INSIGHTS (on leadership/self-leadership)
I believe we all could use more wonder in our lives. Wonder is a complex emotion that involves elements of surprise, curiosity, contemplation and joy. It’s defined by psychologist Neel Burton as a “heightened state of consciousness and emotion brought about by something beautiful, rare, or unexpected – that is, by a marvel.” The truth is, the experience of wonder has become all too rare an occurrence for us, ground to dust by the daily grind, cloaked under the weighted blanket of all that we take for granted. Worse still, as Burton says, “wonder is dismissed as a childish and self-indulgent emotion that’s to be grown out of rather than encouraged.”
So, we don’t experience wonder much anymore. Who cares? You should. Experiencing wonder yanks us out of our insular, jaded routine and reconnects us to a world brimming with joy-inducing astonishment. An example from an unlikely source: comedian Louis CK. He has said he doesn’t understand how people get so moody and angry in airports and on flights. After all, you’re about to hurtle through the sky, on a chair. It’s a friggin miracle! A marvel. And there are marvels everywhere. In an astonishing vista, an awe-inspiring piece of architecture, a brilliant musician, a mind-boggling technological advancement. Joy. Something I’m betting you wouldn’t mind more of right now. So, take a moment every now and then to detach from the day to day, to let your mind wander, and find wonder.
IMPERFECTIONS (a mistake many make, myself included)
What would happen if every time we lashed out at someone with a viewpoint different than our own, or felt like we were about to, we instead invited in curiosity? Think about it for a moment. Try to be angry when you’re curious. You can’t do it—they’re emotions on two different playing fields. Curiosity comes from genuine interest and a desire to understand, anger from not understanding why another’s interests don’t align with yours. Curiosity over anger is very much needed right now because we’re doing too much lashing out at each other. Over differences of opinions on vaccination, elections, politicians, climate change, and so much more. I’m not immune to taking the easy way out and just being angry at a point of view I disagree with, especially on any of the aforementioned. But I’m working on doing the harder work of being curious. It’s harder because it requires parking your emotions and believing there’s something you don’t know. As in, why does that person have the view they do? What’s their background? What information, values, belief systems, or worldview do they have that’s shaping how they think? I’m not saying you won’t still end up at odds with that person after your inquisitive efforts. But I promise if you pause to be curious, to seek to understand, anger isn’t driving the bus anymore. And productive discussion, tolerance, and empathy will have a much better chance of finding a seat across the aisle from frustration, resentment, and divisiveness.
IMPLEMENTATION (one research-backed strategy, tip, or tool)
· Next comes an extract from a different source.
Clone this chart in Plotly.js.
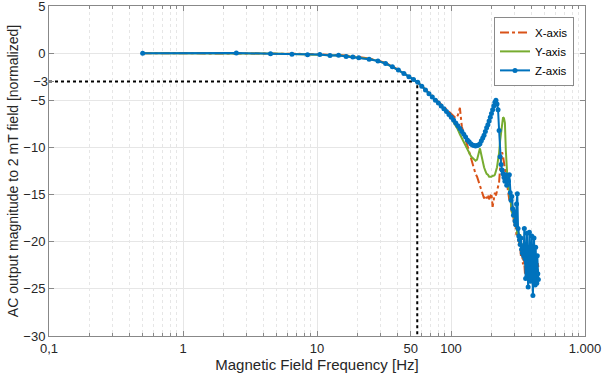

What do Steve Jobs, Oprah Winfrey, and Bill Gates have in common? A deep curiosity and burning desire to continually learn. It’s no coincidence they’re all wildly successful, too. The concept of a fixed mindset versus a growth mindset is well-established now. A fixed mindset says you believe your abilities are a fixed trait, a growth mindset says you believe your abilities can grow through effort and learning. Not surprisingly, a growth mindset correlates with success. But how do you maintain a learning and growth mindset? It’s easier said than done when learning opportunities are often the first thing we sacrifice when things get hectic. But you can do so with “The 3C Exercise.” Take one-minute a week to ask and reflect upon this question:
“What shall I learn this week to advance my CAREER, CAUSE, and CURIOSITY?”
Consider what you could learn to help your CAREER. Maybe it’s scheduling a lunch with a mentor who gives great career advice or it’s committing to read just a few pages a day of that book about leadership. Think about what you could learn to help feed your CAUSE, something bigger picture that’s important to you. For example, perhaps a cause of yours is kindness, a core value that adds purpose to your life. Each week, consider “What shall I learn this week to help promote kindness?” It might be simply learning more about someone at work and how you might be able to help them. You get the idea. It’s a form of learning that feeds a yearning. Finally, what could you learn that week that you’re just CURIOUS about? Maybe you’re interested in mythology so you commit to reading one article on the topic. Perhaps you’ve always wanted to learn Spanish so you sign up for that online course. This kind of learning is just fun and sparks the love of learning for the sake of learning, for the joy of expanding your knowledge base. The point is, once you’ve identified one thing you can do for each C that week, commit to it. Do so, and you’ll keep the growing going.